As to being impossible to model, there’s a great number of countries in the world eventually one will likely try the experiment on its entire economy without impacting 99.9% of the global population.

That said, you can turn individual safety nets into UBI lockstep with changing the tax code and see what happens. The fear is people would spend ‘food’ money on drugs, or people in subsidized housing would move, or all the things which created these programs instead of handing out cash. That’s a political question not an economic one, are we trying to act as a parent or do we want people to have freedom to make their own choices.

Literally any economic decision is reallocated resources, that term is much too broad to be meaningful. Are you arguing that a UBI is wealth redistribution specifically?

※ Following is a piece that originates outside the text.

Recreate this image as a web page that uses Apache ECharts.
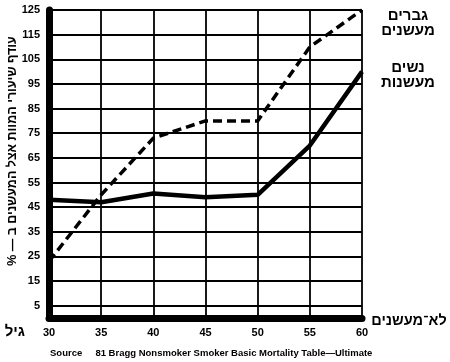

Someone will try it, totally agree there. I don't see any problem with that either, countries should be able to do what they want as long as it doesn't harm anyone else. I wouldn't tell France they shouldn't try it, but I am absolutely saying I don't want to try it here in the US.

> Are you arguing that a UBI is wealth redistribution specifically?

I’m saying social safety nets are already wealth redistribution. Changing the form of that safety net to UBI is an allocation of resources based on individual decisions and thus free markets where Food Stamps/Housing Subsidies/etc is allocating money based on bureaucratic decisions.

Basically nothing says UBI needs to cost more than existing social safety nets.

Social safety nets today are needed weslth distribution. A UBI needs to cover everyone. With the same funding a UBI would have to provide less benefit than the programs we have today.

That said, my argument against a UBI isn't even that it's too expensive. Anyone claiming that a UBI will be too expensive is falling into the same trap those arguing for a UBI fall into. The impact when making such a massive change to our social and economic system is impossible to accurately model and predict. The OP author actually seems to agree with this by pointing out that a UBI program can't be tested. Oddly, though, the author's solution to that is to YOLO a UBI program into our entire country without being able to understand what the likely impacts will be.

If the current spending on safety nets is spread evenly over the whole society, won't the current recipients not have enough to live?
It sounds like you are talking about some very different thing also abbreviated "UBI"? Here it stands for universal basic income.
No that's also what I'm talking about. If implemented, a UBI will subsidize every single market in the economy with federal dollars. For every dollar a consumer spends on any product, a portion of that money is directly from the government.

For a government to build and maintain a UBI program they will have to be able to predict where prices will be and how much money everyone needs or deserves to cover the basics. Assuming the country runs on a fiat currency and partskes in monetary policies meant to control the cost of money, a UBI adds another complex layer onto that puzzle making it even more challenging to predict and control markets.

No
Helpful, thanks. I'm happy to be proven wrong if you have anything worth sharing.

I'd be particularly interested how you would see a program on the scale of a UBI working sustainably if the government can't predict the outcomes. Or, alternstively, if you think the government can predivt the outcomes I'd be curious if you disagree with the OP author that a UBI can't be tested before a full rollout.